Hermetically Sealed or Factory Sealed

What’s the difference?

The 2014 edition of the National Electrical Code (NEC) [Sec. 500.7(J)] describes “hermetically sealed” as one of the protection techniques allowed in classified areas. In Sec. 500.2, the term “hermetically sealed” is defined as: “Equipment sealed against the entrance of external atmosphere where the seal is made by fusion, for example, soldering, brazing, welding, or the fusion of glass to metal.” This definition is important because it specifically states how the containment of the equipment, such as contacts, is achieved.

A good example of a hermetically sealed piece of equipment is a hermetically sealed compressor-motor like the ones used in a typical, small air-conditioning unit for residential or commercial properties. In these cases, the motor is sealed completely within a welded container with the compressor.

Photo courtesy of Eaton Crouse Hinds

In several places throughout the NEC, we also see the term “factory sealed” used. For example, in Sec. 501.15(A)(1)(1) Exception, subpart c., it states: “Seals shall not be required for conduit entering an enclosure under any one of the following conditions:  … The switch, circuit breaker, fuse, relay, or resistor is enclosed within a factory-sealed explosionproof chamber located within the enclosure, identified for the location, and marked ‘factory sealed’ or equivalent.”
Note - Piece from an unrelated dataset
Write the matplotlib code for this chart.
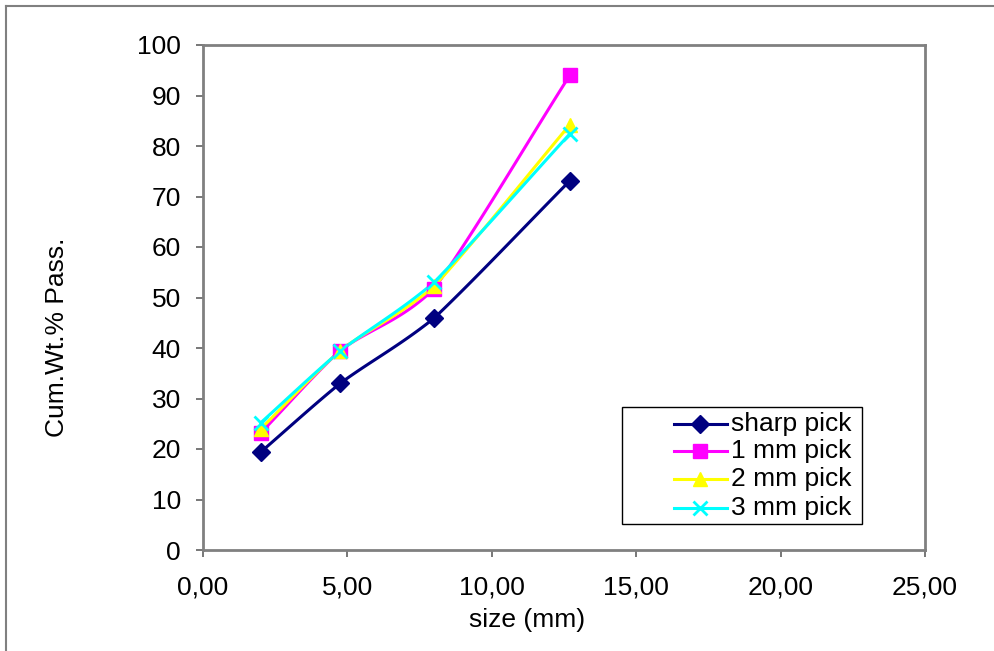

Factory- sealed equipment is not the same as hermetically sealed equipment. Though the concept is similar, factory-sealed contacts are not sealed from the environment by soldering, brazing, welding, etc. Factory sealed contacts are molded into an explosionproof chamber. This method is more economical than sealing the contacts by hermetic sealing, and it is just as effective. Factory sealed contact blocks are widely used in control stations located in Class I, Div. 2 locations, and, where used, an additional exterior conduit seal probably won’t be required.

Always follow the manufacturer’s instructions though. Some factory sealed contacts are rated for Groups C and D, but not for Group B. Others may be rated for Class I, Div. 2 locations, but not Class I, Div. 1 locations.